Friday, July 20, 2007

Jonah Goldberg On Order


I haven’t been commenting on the Iraq debate lately because the discussion has largely devolved into the fixed positions of siblings arguing about who is at fault. I do, however, like this article by Jonah Goldberg writing at National Review Online for pointing out what we should want for Iraq is what we clearly value ourselves.

Order Is in Order: The Arab world doesn’t have a great grasp of what democracy is, but it does have a keen sense of justice and order.

Americans are great at talking about how wonderful democracy is. The right to vote is taught as a sacrament from grade school up. Politicians can talk a mile a minute about how wonderful elections are for much the same reason salesmen at a Ford dealership can talk a blue streak about how great Fords are: It’s their livelihood. Spend your career trolling for votes and you’re apt to be able to explain why votes are the most important thing in the world.
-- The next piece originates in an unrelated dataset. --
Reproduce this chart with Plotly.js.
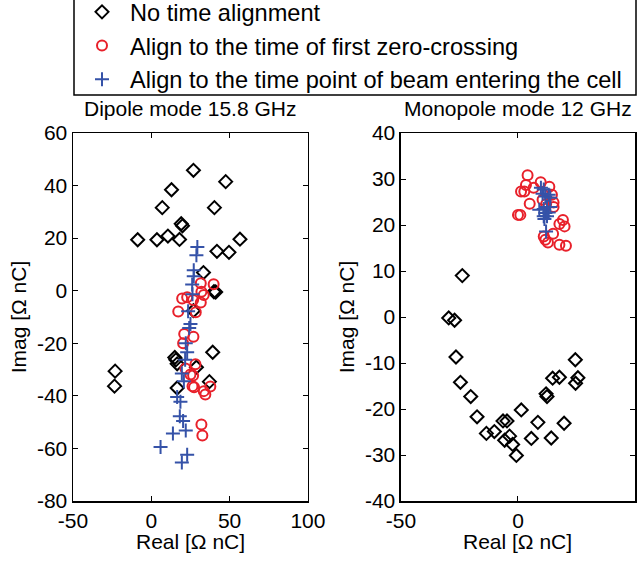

But Americans don’t believe, not really, that voting is the most important thing in the world. For starters, if they believed such nonsense, they’d vote more.

No, Americans like exercising plenty of other rights more than their right to vote. The right to speak your mind, own property, associate with whomever you like, be compensated for the fruits of your labor: these and other rights are plainly more dear to Americans than the right to pull a lever every two or four years. Obviously, Americans would care if anyone proposed taking away their right to vote. But as a matter of common sense, voting is less important to us than those rights and liberties that make our God-given right to pursue happiness possible.

Lest we forget, democracy shorn of these other rights is no less tyrannical than dictatorial rule.

One of my pet peeves is when people equate voting and democracy. Voting is a operational process and government by consent of the governed within a just rule of law is democracy. Voting without a framework of individual rights is the eventual path to rule by power.

The opponents of the Iraq battlefront want to believe an ideological danger can be contained and controlled without transformation of the regional culture. Proponents of our efforts in Iraq believe a transformation can happen if a more just society is allowed to grow. Peace derived from secure free people is better than peace derived by subjugation and localization of dissent. The freedom peace first requires a foundation of order and in Iraq that means completing the task of removing the jihadists and their war materials from society.